[PROBLEM DETAILS]:
Find every line in the records below that holds the word "chart", and copy it out.

[Code that draws figures]

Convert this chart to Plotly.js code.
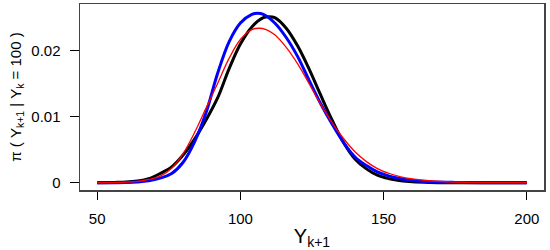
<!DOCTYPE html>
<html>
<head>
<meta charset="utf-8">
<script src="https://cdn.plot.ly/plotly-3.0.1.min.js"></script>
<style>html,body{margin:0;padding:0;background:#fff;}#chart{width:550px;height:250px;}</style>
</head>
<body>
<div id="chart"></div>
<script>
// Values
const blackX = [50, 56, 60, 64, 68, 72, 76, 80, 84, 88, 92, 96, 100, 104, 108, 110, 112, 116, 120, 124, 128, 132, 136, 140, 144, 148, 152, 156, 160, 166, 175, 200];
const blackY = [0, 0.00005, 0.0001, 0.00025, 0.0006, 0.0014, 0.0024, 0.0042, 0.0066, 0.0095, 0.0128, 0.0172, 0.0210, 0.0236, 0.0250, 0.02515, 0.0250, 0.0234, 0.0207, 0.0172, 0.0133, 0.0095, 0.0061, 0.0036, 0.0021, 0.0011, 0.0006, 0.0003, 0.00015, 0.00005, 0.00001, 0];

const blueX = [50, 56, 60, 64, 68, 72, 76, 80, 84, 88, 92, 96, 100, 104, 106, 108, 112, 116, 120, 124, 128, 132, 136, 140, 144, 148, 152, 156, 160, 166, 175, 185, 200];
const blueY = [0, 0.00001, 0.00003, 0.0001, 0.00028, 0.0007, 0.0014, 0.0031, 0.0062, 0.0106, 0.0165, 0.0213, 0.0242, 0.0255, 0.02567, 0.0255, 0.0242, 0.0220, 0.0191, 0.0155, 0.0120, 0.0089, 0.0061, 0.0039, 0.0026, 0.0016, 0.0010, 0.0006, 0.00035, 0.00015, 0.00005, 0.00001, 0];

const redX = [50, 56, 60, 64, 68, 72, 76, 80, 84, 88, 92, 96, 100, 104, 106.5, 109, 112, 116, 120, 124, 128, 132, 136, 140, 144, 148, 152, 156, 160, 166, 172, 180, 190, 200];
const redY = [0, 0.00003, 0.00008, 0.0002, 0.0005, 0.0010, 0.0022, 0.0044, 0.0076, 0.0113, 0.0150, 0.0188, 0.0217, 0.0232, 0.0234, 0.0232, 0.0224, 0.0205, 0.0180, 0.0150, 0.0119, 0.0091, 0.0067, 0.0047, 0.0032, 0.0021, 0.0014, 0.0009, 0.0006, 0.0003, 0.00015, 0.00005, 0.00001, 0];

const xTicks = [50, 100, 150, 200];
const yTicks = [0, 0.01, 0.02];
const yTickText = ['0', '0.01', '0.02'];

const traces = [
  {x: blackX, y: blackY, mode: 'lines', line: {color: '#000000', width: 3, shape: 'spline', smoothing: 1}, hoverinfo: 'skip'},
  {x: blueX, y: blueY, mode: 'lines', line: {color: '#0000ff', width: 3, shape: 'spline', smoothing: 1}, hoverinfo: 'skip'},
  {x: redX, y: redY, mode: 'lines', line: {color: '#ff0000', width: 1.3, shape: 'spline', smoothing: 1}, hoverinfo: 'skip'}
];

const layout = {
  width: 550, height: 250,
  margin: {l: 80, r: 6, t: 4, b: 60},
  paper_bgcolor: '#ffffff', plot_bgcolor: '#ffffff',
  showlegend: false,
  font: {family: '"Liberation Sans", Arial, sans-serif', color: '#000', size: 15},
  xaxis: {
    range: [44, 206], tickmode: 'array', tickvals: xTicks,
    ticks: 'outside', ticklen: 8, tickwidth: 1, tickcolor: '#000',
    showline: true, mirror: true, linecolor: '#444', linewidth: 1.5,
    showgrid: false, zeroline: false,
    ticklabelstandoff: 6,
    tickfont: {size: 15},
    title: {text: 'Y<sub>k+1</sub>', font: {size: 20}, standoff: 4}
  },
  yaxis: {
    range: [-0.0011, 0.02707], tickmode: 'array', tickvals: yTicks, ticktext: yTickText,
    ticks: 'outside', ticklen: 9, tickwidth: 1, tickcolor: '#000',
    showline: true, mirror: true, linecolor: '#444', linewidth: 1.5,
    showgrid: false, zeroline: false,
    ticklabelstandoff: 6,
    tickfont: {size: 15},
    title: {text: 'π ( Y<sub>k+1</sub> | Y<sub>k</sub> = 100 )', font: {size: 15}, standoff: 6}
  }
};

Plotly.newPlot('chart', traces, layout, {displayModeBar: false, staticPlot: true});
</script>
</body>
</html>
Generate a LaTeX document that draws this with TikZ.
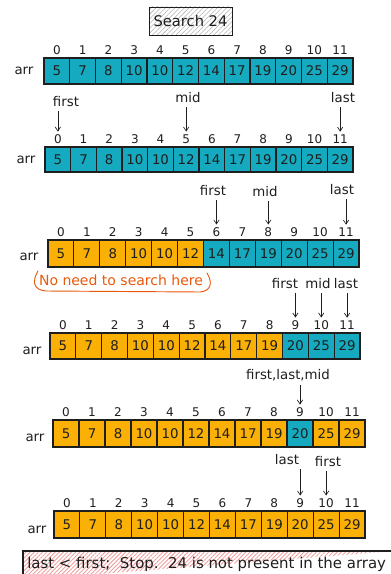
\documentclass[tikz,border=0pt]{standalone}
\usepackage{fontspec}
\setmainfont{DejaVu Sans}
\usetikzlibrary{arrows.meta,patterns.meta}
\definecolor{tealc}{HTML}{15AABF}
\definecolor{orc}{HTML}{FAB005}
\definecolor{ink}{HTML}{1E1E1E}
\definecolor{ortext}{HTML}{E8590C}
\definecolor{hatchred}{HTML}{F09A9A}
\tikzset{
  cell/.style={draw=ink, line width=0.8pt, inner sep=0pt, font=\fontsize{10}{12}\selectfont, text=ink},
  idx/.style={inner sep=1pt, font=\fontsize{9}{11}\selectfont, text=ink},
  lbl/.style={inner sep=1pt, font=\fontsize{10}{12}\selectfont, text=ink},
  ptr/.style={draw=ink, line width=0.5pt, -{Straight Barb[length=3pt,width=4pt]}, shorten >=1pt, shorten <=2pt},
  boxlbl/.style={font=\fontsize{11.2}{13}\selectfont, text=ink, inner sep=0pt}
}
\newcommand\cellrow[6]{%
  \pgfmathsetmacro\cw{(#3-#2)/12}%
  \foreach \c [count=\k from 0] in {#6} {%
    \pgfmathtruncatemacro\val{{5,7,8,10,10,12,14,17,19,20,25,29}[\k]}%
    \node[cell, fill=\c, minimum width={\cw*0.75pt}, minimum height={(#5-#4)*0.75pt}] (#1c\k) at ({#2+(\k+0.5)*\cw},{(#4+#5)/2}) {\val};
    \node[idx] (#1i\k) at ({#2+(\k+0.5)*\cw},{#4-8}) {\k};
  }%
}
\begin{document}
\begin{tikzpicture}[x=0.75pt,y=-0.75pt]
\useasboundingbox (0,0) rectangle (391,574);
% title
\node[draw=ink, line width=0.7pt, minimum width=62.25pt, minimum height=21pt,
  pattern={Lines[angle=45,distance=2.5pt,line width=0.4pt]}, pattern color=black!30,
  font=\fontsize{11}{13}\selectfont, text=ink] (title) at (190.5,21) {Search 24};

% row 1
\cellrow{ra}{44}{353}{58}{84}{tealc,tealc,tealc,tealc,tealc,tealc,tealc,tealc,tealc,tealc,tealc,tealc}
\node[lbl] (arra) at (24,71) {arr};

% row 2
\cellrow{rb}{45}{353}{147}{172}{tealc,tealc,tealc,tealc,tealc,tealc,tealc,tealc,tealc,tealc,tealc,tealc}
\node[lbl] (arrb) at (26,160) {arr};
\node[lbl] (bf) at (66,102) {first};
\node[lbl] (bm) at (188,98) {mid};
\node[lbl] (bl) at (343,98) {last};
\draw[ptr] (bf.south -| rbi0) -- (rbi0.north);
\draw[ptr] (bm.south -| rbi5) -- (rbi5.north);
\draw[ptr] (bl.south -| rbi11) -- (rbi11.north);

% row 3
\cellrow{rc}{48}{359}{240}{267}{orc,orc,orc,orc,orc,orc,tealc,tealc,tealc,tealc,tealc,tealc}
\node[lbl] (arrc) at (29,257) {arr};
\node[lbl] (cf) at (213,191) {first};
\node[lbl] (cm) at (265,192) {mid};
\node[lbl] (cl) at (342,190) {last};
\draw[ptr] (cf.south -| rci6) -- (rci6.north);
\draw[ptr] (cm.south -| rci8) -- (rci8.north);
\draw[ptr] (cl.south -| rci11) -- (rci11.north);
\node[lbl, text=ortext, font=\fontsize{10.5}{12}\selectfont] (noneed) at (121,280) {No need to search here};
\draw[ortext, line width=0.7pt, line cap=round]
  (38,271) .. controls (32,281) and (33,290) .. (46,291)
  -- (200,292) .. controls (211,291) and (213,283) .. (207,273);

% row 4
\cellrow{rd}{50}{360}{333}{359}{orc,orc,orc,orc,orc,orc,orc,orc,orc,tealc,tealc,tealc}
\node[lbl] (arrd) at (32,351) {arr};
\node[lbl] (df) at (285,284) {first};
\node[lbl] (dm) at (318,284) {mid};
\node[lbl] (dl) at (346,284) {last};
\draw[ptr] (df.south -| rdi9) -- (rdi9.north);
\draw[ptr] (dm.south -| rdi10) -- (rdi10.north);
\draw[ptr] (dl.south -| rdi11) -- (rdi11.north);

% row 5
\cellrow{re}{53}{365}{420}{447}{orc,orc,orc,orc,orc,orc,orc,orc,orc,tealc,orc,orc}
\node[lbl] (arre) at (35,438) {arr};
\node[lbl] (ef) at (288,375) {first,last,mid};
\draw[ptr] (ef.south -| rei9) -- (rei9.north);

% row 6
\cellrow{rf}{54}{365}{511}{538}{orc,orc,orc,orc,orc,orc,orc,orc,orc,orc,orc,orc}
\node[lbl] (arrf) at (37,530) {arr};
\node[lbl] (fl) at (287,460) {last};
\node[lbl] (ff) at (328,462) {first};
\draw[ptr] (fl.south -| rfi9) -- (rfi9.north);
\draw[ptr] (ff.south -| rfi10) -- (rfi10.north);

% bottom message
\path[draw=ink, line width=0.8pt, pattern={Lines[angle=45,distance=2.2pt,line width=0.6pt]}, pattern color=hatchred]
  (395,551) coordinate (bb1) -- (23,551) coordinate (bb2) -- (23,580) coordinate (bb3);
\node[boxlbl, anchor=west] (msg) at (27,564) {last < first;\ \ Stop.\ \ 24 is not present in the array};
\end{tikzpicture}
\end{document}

[SOLUTION FOR THIS EXERCISE]:
Convert this chart to Plotly.js code.
<style>html,body{margin:0;padding:0;background:#fff;}#chart{width:550px;height:250px;}</style>
<div id="chart"></div>
Plotly.newPlot('chart', traces, layout, {displayModeBar: false, staticPlot: true});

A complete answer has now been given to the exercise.